Subheim – Foray

Cinq ans. Cinq ans qu’on attendait le retour de Subheim. Apres No Land Called Home, sorti en 2010 sur Ad Noiseam, le compositeur grec installé à Berlin a laissé murir Foray pendant plusieurs années, avant de s’associer avec Denovali pour la production de ce troisième album. Si l’intégralité des sorties du label allemand semble un peu moins passionnante qu’à une époque, il n’empêche que c’est avec une bonne dose d’enthousiasme qu’on accueille la signature de Kostas Katsikas à la fois pour sa cohérence musicale avec les codes denovaliens et pour le coup de projecteur qu’on espère qu’elle apportera à cet artiste.

Parti comme ça, on pourrait nous croire déjà tout acquis à sa cause. Oui et non. Avec ce type d’attente initiale (cinq ans, c’est long), toute déception se serait révélée criante. Et déception il n’y a pas eu. Foray représente ce que Subheim a composé de plus beau. Je fais partie de ces gens pour qui, en raison de sa noirceur, l’écoute de No Land Called Home n’était ni aisée ni courante. Ce n’est pas faute d’écouter au quotidien des choses qui déprimeraient la majorité des Français (selon un sondage Ifop). Mais, bien qu’admirable, ce disque était trop funèbre, trop opaque pour laisser passer la moindre lueur. Une chape de désespoir dont l’affrontement nécessitait plus que de la sérénité. Aujourd’hui, soit Subheim va mieux, soit il est parvenu dans sa musique à atteindre un équilibre fragile mais hardi entre des émotions complexes et un grain qui n’a jamais été si texturé, entre des vents contraires et l’infinie profondeur du champ des possibles.

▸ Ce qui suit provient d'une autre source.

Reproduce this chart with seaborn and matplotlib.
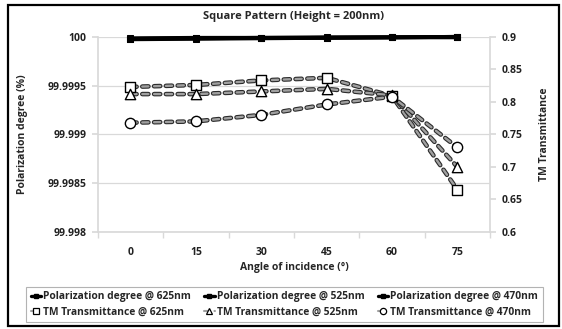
import matplotlib
matplotlib.use("Agg")
import matplotlib.pyplot as plt
import matplotlib.patheffects as pe
from matplotlib.patches import Rectangle
from matplotlib.lines import Line2D
import seaborn as sns
import pandas as pd

sns.set_theme(style="white")
plt.rcParams['font.family'] = ['Open Sans', 'DejaVu Sans']
plt.rcParams['font.weight'] = 'bold'

angles = [0, 15, 30, 45, 60, 75]

pol_625 = [99.999985, 99.99999, 99.99999, 99.999995, 99.999995, 100.0]
pol_525 = [99.99998, 99.999985, 99.99999, 99.99999, 99.999995, 100.0]
pol_470 = [99.999975, 99.99998, 99.999985, 99.99999, 99.999995, 99.999995]

tm_625 = [0.823, 0.826, 0.833, 0.837, 0.809, 0.665]
tm_525 = [0.812, 0.812, 0.816, 0.820, 0.810, 0.700]
tm_470 = [0.768, 0.770, 0.780, 0.796, 0.808, 0.730]

pol_labels = ["Polarization degree @ 625nm", "Polarization degree @ 525nm", "Polarization degree @ 470nm"]
tm_labels = ["TM Transmittance @ 625nm", "TM Transmittance @ 525nm", "TM Transmittance @ 470nm"]
tm_markers = ["s", "^", "o"]

pos = list(range(len(angles)))

fig = plt.figure(figsize=(5.62, 3.29), dpi=100)
ax = fig.add_axes([0.174, 0.295, 0.698, 0.593])
ax2 = ax.twinx()

grid_c = "#d9d9d9"
fs = 7.5
dash = (0, (2.6, 2.4))
dash_fx = [pe.Stroke(linewidth=3.3, foreground="#2b2b2b"), pe.Normal()]

# Polarization degree (left axis): heavy solid black lines with filled squares
pol_handles = []
for vals, lab in zip([pol_625, pol_525, pol_470], pol_labels):
    df = pd.DataFrame({"x": pos, "y": vals})
    sns.lineplot(data=df, x="x", y="y", ax=ax, color="black", lw=2.8,
                 marker="s", markersize=4.5, markeredgecolor="black",
                 markerfacecolor="black", clip_on=False, zorder=5)
    pol_handles.append(Line2D([], [], color="black", lw=2.4, marker="s",
                              markersize=3.5, label=lab))

# TM transmittance (right axis): outlined grey dashes with hollow markers
tm_handles = []
for vals, lab, mk in zip([tm_625, tm_525, tm_470], tm_labels, tm_markers):
    df = pd.DataFrame({"x": pos, "y": vals})
    sns.lineplot(data=df, x="x", y="y", ax=ax2, color="#a0a0a0", lw=1.7,
                 dashes=False, clip_on=False, zorder=3)
    line = ax2.lines[-1]
    line.set_linestyle(dash)
    line.set_dash_capstyle("round")
    line.set_path_effects(dash_fx)
    sns.scatterplot(data=df, x="x", y="y", ax=ax2, marker=mk, s=55,
                    facecolor="white", edgecolor="black", linewidth=1.0,
                    zorder=6, clip_on=False, legend=False)
    tm_handles.append(Line2D([], [], color="#a0a0a0", lw=1.5, ls=dash,
                             dash_capstyle="round",
                             marker=mk, markersize=4.5, markerfacecolor="white",
                             markeredgecolor="black", markeredgewidth=0.9,
                             label=lab))

ax.set_xlim(-0.5, len(angles) - 0.5)
ax.set_ylim(99.998, 100.0)
ax.set_yticks([99.998, 99.9985, 99.999, 99.9995, 100.0])
ax.set_yticklabels(["99.998", "99.9985", "99.999", "99.9995", "100"])
ax2.set_ylim(0.6, 0.9)
ax2.set_yticks([0.6, 0.65, 0.7, 0.75, 0.8, 0.85, 0.9])
ax2.set_yticklabels(["0.6", "0.65", "0.7", "0.75", "0.8", "0.85", "0.9"])

ax.set_xticks(pos)
ax.set_xticklabels([str(a) for a in angles])
ax.set_xticks([p + 0.5 for p in pos[:-1]] + [-0.5, len(angles) - 0.5], minor=True)

ax.yaxis.grid(True, color=grid_c, lw=0.9)
ax.set_axisbelow(True)
ax2.grid(False)

for a in (ax, ax2):
    for s in a.spines.values():
        s.set_visible(False)
ax.spines["left"].set_visible(True)
ax.spines["left"].set_color(grid_c)
ax.spines["bottom"].set_visible(True)
ax.spines["bottom"].set_color(grid_c)
ax2.spines["right"].set_visible(True)
ax2.spines["right"].set_color(grid_c)

ax.tick_params(axis="y", which="major", left=True, length=4, color=grid_c,
               labelsize=fs, pad=4, labelcolor="#222")
ax.tick_params(axis="x", which="major", bottom=False, labelsize=fs, pad=5,
               labelcolor="#222")
ax.tick_params(axis="x", which="minor", bottom=True, length=4, color=grid_c)
ax2.tick_params(axis="y", right=True, length=4, color=grid_c, labelsize=fs,
                pad=4, labelcolor="#222")

ax.set_xlabel("Angle of incidence (°)", fontsize=fs, fontweight="bold", labelpad=3)
ax.set_ylabel("Polarization degree (%)", fontsize=fs, fontweight="bold", labelpad=14)
ax2.set_ylabel("TM Transmittance", fontsize=fs, fontweight="bold", labelpad=12)
ax.set_title("Square Pattern (Height = 200nm)", fontsize=8, fontweight="bold", pad=13)

# legend fills column by column; interleave so rows read left to right
handles = []
for p, t in zip(pol_handles, tm_handles):
    handles += [p, t]
leg = fig.legend(handles=handles, loc="center", bbox_to_anchor=(0.506, 0.075),
                 ncol=3, fontsize=7.4, frameon=True, handlelength=1.0,
                 handletextpad=0.2, columnspacing=1.3, labelspacing=0.4,
                 borderpad=0.45, fancybox=False)
leg.get_frame().set_edgecolor("#a0a0a0")
leg.get_frame().set_linewidth(0.8)
for t in leg.get_texts():
    t.set_fontweight("bold")

fig.patches.append(Rectangle((0.014, 0.009), 0.980, 0.976, transform=fig.transFigure,
                             fill=False, edgecolor="black", lw=1.6))

fig.savefig("out.png", dpi=100, facecolor="white")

Comme souvent, les étiquettes sont malaisées. Downtempo et syncopée, on aurait pu rapprocher la musique de Subheim du trip-hop si ça ne semblait pas aussi anachronique. Ou on pourrait se contenter de parler d’electronica, de celle qui se frotte à l’acoustique et incorpore des cordes graves comme des ombres, du piano pluvieux et des field-recordings couleur de rouille. Les tendances post-industrielles de Approach, son premier album, se sont depuis longtemps taries pour laisser la place aux orchestrations sauvagement feutrées. Au niveau des voix, leur usage est parcimonieux. Il n’y a pas comme dans No Land Called Home de morceaux chantés. De l’humain, Subheim n’a gardé que les plaintes et les bribes, qu’il noie au cœur des rythmiques. S’il semble avoir arrêté d’utiliser des bidons de métal en guise de percussion, le Grec n’a pas cessé de mettre la corporalité du rythme au cœur de son travail.

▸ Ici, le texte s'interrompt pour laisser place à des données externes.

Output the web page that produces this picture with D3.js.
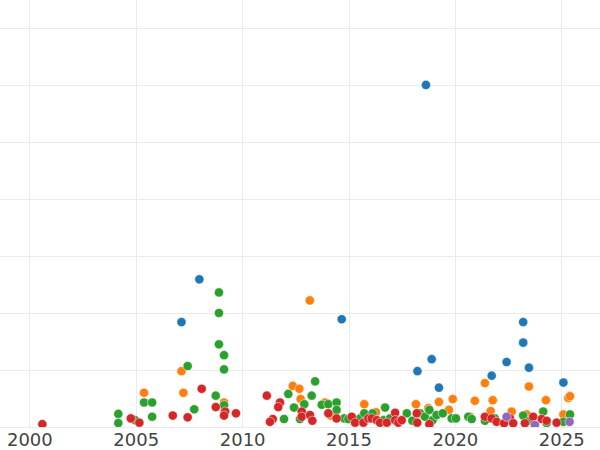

Analyser les différents temps d’écoute en apprend beaucoup sur l’album en lui-même. Dans un premier temps, certaines aspérités ressortent et éblouissent un peu plus que les autres. Si on n’y prend pas garde, on aurait tôt fait de croire que le disque entier tourne autour de quelques morceaux, Foray en tête. Perfection des souffles, des syncopes et des sonorités de bois. On a tantôt l’impression d’observer un ouvrage dont la minutie de la réalisation laisserait coi, tantôt le sentiment d’explorer des espaces nocturnes et immenses, le cœur gros et la tête renversée vers le ciel. Tableau d’une ville crépusculaire qui convoque Burial à la mélancolie et Undermathic aux tonalités d’encre. Mais c’est en laissant se reposer l’oreille et en revenant au disque un plus tard, que l’équilibre entre les titres se révèle. Candeur de berceuse mortuaire (Alone), trainées floues des lampadaires qui s’effilochent derrière la vitre (Red Ridge), ballet ininterrompu de la foule, des quais, d’un port (Forsaken).
Foray est un disque-monde dont on n’a pas fini d’explorer les sanctuaires.